THE WORLD FROM...Jerusalem

As a Labor government takes over from hard-line Likud, Israelis hope the world's sudden goodwill will last

AS Prime Minister Yitzhak Rabin gets his new Labor Party government on the road, promising progress toward Palestinian autonomy, hopes are high in government circles that the world is ready to look at Israel anew.

Not since the Gulf war, when Israel won kudos by refusing to retaliate against Iraqi Scud missile attacks, has there been such a strong sense of the fund of international goodwill on which Jerusalem can draw.

"No longer are we necessarily `a people that dwells alone' and no longer is it true that `the whole world is against us,' " said Mr.
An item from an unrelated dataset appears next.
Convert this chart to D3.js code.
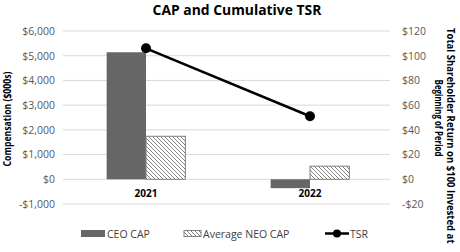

Rabin to parliament July 13. "We must overcome the sense of isolation that has held us in its thrall for almost half a century."

The new possibilities opened up as soon as the results of last month's elections were announced, and it became clear that Rabin would become Israel's next leader.

Washington welcomed the outcome in quietly diplomatic but evidently encouraging terms. European governments expressed renewed hope in the prospect of Middle East peace. In the region, Egyptian President Hosni Mubarak's undisguised pleasure was matched by Palestine Liberation Organization chairman Yasser Arafat's optimism.

Rabin is anxious to take quick advantage of this global warming toward Israel by securing the $10 billion in US loan guarantees that Washington had denied Mr. Shamir because of his insistence on settling more Jews in the occupied territories.

US Secretary of State James Baker III is due to visit Jerusalem soon, and President Bush has invited Rabin to see him in early August. That trip is expected to be a chummy affair, in contrast to the coldly formal meetings to which Shamir became accustomed.

The newspapers here are full of informal, off-the-record hints from US officials that Washington will be more flexible over the loan guarantees with Rabin than it was with Shamir. Israel's new leader hopes to capitalize on this goodwill by closing the gap that had opened in Jerusalem's relations with its most important ally.

The benefits would not only be financial. As the peace talks resume, Israel is counting on an understanding with Washington about their purpose and goals to ensure less US pressure on Israeli negotiators, and more on the Arabs. That too will be a key plank in Rabin's pitch to Bush.

At the same time, the new government is looking forward to a less tense relationship with Europe. British Prime Minister John Major has expressed an interest in visiting Israel, and Germany, which had frozen its offer of loan guarantees, in line with the US, has also been making friendlier noises since the election.

In the Arab camp, Mr. Mubarak struck up a cordial relationship with Rabin when the latter visited Cairo during his tenure as defense minister, and Morocco's King Hassan, recently interviewed by a French newspaper, did not rule out a meeting with the new Israeli premier.

This new readiness to give Israel a chance, to take Rabin at his word when he says he wants to reach an agreement with the Palestinians within a year, will now be put to the test.

Over the last three years, as the cold war faded, Israel has managed to establish diplomatic relations with a growing number of countries around the world, shedding its pariah status.

But to seal its international acceptance as a member of the community of nations like any other, Israel needs peace with its Arab neighbors, and most urgently with the Palestinians. As he reorders Israel's priorities, Rabin knows that the world's hopes in him are as high as his hopes in the world.